Think about all of the amazing technology innovation that has impacted businesses over the last three years. Since 2011, we have seen an explosion in cloud computing, in mobile, in technology-enabled business services and in globalization. All of us feel more productive as professionals and our businesses feel more productive instutionally. As a nation, the US must be cranking in productivity. Killing it -- particularly after rebounding from a recession, right?
Now look at the latest US productivity statistics (Q1 was just released last week):
- Q1 2013: 0.5% (annualized)
- 2012: 0.7%
- 2011: 0.6%
In other words, despite three years of amazing innovation and growth, we don't seem to be gaining in productivity. What's going on?
In 1986, observing a similar phenomenon on the heels of the PC revolution, MIT Economist Robert Solow quipped: "You can see the computer age everywhere but in the productivity statistics."

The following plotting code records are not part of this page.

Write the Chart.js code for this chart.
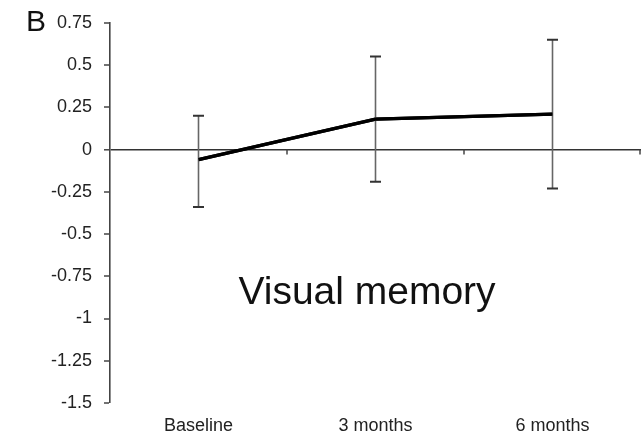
<!DOCTYPE html>
<html>
<head>
<meta charset="utf-8">
<script src="https://cdn.jsdelivr.net/npm/chart.js@4"></script>
<style>
  html, body { margin: 0; padding: 0; background: #fff; }
  #wrap { width: 641px; height: 441px; position: relative; }
</style>
</head>
<body>
<div id="wrap"><canvas id="c" width="641" height="441"></canvas></div>
<script>
const categories = ["Baseline", "3 months", "6 months"];
const meanValues = [-0.06, 0.18, 0.21];
const upperValues = [0.2, 0.55, 0.65];
const lowerValues = [-0.34, -0.19, -0.23];
const yTickValues = [0.75, 0.5, 0.25, 0, -0.25, -0.5, -0.75, -1, -1.25, -1.5];
const panelLabel = "B";
const chartNote = "Visual memory";

const FONT = "'Liberation Sans', Arial, sans-serif";

const extras = {
  id: 'extras',
  afterDatasetsDraw(chart) {
    const ctx = chart.ctx;
    const xs = chart.scales.x, ys = chart.scales.y;
    const y0 = ys.getPixelForValue(0);
    const step = xs.getPixelForValue(1) - xs.getPixelForValue(0);
    ctx.save();
    ctx.strokeStyle = '#444';
    ctx.lineWidth = 1.5;
    for (let i = 0; i < categories.length; i++) {
      const bx = Math.min(xs.getPixelForValue(i) + step / 2, chart.width - 1);
      ctx.beginPath();
      ctx.moveTo(bx, y0);
      ctx.lineTo(bx, y0 + 5);
      ctx.stroke();
    }
    for (let i = 0; i < categories.length; i++) {
      const x = xs.getPixelForValue(i);
      const yt = ys.getPixelForValue(upperValues[i]);
      const yb = ys.getPixelForValue(lowerValues[i]);
      ctx.strokeStyle = '#666';
      ctx.lineWidth = 1.6;
      ctx.beginPath();
      ctx.moveTo(x, yt);
      ctx.lineTo(x, yb);
      ctx.stroke();
      ctx.strokeStyle = '#333';
      ctx.lineWidth = 2;
      ctx.beginPath();
      ctx.moveTo(x - 5.5, yt); ctx.lineTo(x + 5.5, yt);
      ctx.moveTo(x - 5.5, yb); ctx.lineTo(x + 5.5, yb);
      ctx.stroke();
    }
    const meta = chart.getDatasetMeta(0);
    ctx.strokeStyle = '#000';
    ctx.lineWidth = 3.2;
    ctx.lineJoin = 'round';
    ctx.beginPath();
    meta.data.forEach((p, i) => { if (i === 0) ctx.moveTo(p.x, p.y); else ctx.lineTo(p.x, p.y); });
    ctx.stroke();
    ctx.fillStyle = '#111';
    ctx.textBaseline = 'middle';
    ctx.textAlign = 'left';
    ctx.font = "30px " + FONT;
    ctx.fillText(panelLabel, 26, 23);
    ctx.textAlign = 'center';
    ctx.font = "39px " + FONT;
    ctx.fillText(chartNote, 367, 293);
    ctx.restore();
  }
};

new Chart(document.getElementById('c'), {
  type: 'line',
  data: {
    labels: categories,
    datasets: [{
      data: meanValues,
      borderColor: '#000',
      borderWidth: 3.2,
      pointRadius: 0,
      tension: 0,
      fill: false
    }]
  },
  options: {
    responsive: false,
    animation: false,
    events: [],
    layout: { padding: { top: 20, right: 0, bottom: 0, left: 0 } },
    plugins: { legend: { display: false }, tooltip: { enabled: false } },
    scales: {
      x: {
        type: 'category',
        offset: true,
        grid: { display: false, drawTicks: false },
        border: { display: false },
        ticks: { color: '#222', font: { family: FONT, size: 18 }, padding: 12, maxRotation: 0 },
        afterFit(scale) { scale.height = 38; }
      },
      y: {
        min: -1.5,
        max: 0.75,
        afterBuildTicks(scale) { scale.ticks = yTickValues.map(v => ({ value: v })); },
        ticks: {
          color: '#222',
          font: { family: FONT, size: 18 },
          padding: 12,
          callback: (v) => String(v)
        },
        grid: {
          drawOnChartArea: true,
          color: (c) => (c.tick && c.tick.value === 0) ? '#333' : 'rgba(0,0,0,0)',
          lineWidth: (c) => (c.tick && c.tick.value === 0) ? 1.6 : 0,
          tickColor: '#444',
          tickLength: 6,
          tickWidth: 1.5
        },
        border: { display: true, color: '#444', width: 1.6 },
        afterFit(scale) { scale.width = 110; }
      }
    }
  },
  plugins: [extras]
});
</script>
</body>
</html>
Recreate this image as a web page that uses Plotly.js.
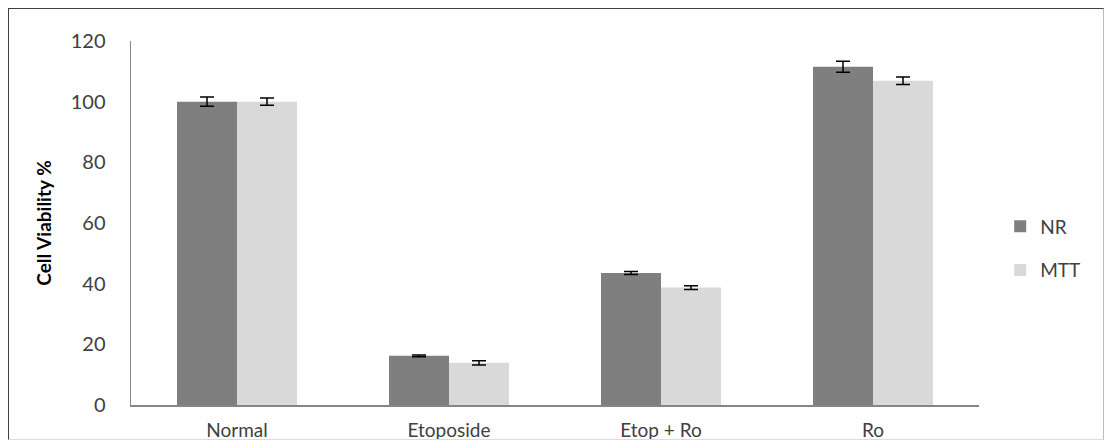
<!DOCTYPE html>
<html>
<head>
<meta charset="utf-8">
<script src="https://cdn.plot.ly/plotly-3.0.1.min.js"></script>
<style>
  html, body { margin: 0; padding: 0; background: #fff; }
  #wrap { position: relative; width: 1105px; height: 442px; }
  #chart { width: 1105px; height: 442px; }
  #frame { position: absolute; left: 8px; top: 8px; width: 1096px; height: 432px;
           border-left: 1px solid #404040; border-top: 1px solid #404040;
           border-right: 1px solid #bbb; border-bottom: 1px solid #ddd;
           box-sizing: border-box; pointer-events: none; }
</style>
</head>
<body>
<div id="wrap">
  <div id="chart"></div>
  <div id="frame"></div>
</div>
<script>
const categories = ["Normal", "Etoposide", "Etop + Ro", "Ro"];
const nrValues = [100, 16.2, 43.5, 111.5];
const nrErrors = [1.5, 0.3, 0.5, 1.8];
const mttValues = [100, 13.9, 38.7, 106.9];
const mttErrors = [1.2, 0.7, 0.6, 1.2];
const yTicks = [0, 20, 40, 60, 80, 100, 120];

const font = "Lato, 'Open Sans', sans-serif";

const traces = [
  {
    type: "bar", name: "NR", x: categories, y: nrValues, legendgroup: "nr",
    marker: { color: "#7f7f7f" },
    error_y: { type: "data", array: nrErrors, visible: true, color: "#000", thickness: 1.5, width: 7 }
  },
  {
    type: "bar", name: "MTT", x: categories, y: mttValues, legendgroup: "mtt",
    marker: { color: "#d9d9d9" },
    error_y: { type: "data", array: mttErrors, visible: true, color: "#000", thickness: 1.5, width: 7 }
  }
];

const layout = {
  width: 1105, height: 442,
  margin: { l: 131, r: 126, t: 41, b: 37 },
  paper_bgcolor: "#fff", plot_bgcolor: "#fff",
  barmode: "group", bargap: 0.434, bargroupgap: 0,
  font: { family: font, color: "#404040" },
  showlegend: true,
  legend: {
    x: 1.025, y: 0.43, xanchor: "left", yanchor: "middle",
    traceorder: "grouped",
    font: { family: font, size: 19, color: "#404040" },
    tracegroupgap: 16, itemwidth: 30
  },
  xaxis: {
    type: "category", showgrid: false, showline: true, linecolor: "#868686", linewidth: 1.5,
    ticks: "", tickfont: { family: font, size: 19, color: "#404040" }, ticklabelstandoff: 8
  },
  yaxis: {
    range: [0, 120], tickvals: yTicks, ticktext: yTicks.map(String),
    showgrid: false, showline: true, linecolor: "#868686", linewidth: 1.5, zeroline: false,
    ticks: "", tickfont: { family: font, size: 20, color: "#404040" }, ticklabelstandoff: 20,
    title: { text: "<b>Cell Viability %</b>", font: { family: font, size: 19, color: "#000" }, standoff: 14 }
  }
};

Plotly.newPlot("chart", traces, layout, { staticPlot: true, displayModeBar: false });
</script>
</body>
</html>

Those of us that are immersed in the innovation economy may find this hard to believe, but we are not, as a whole, actually more productive when we are in the midst of an innovation cycle boom. New technologies take time to absorb, refine and make mainstream. Computer software can be reprogrammed quickly. Humans can't.
Forrester captured this phenomenon nicely in a chart they produced a number of years ago predicting "the next big thing" in computing:
We can't imagine a world without broadband wireless, iPhone 5s, iPads and the cloud. But we've got a lot of work to do to absorb these amazing technologies and make us all more productive as a whole.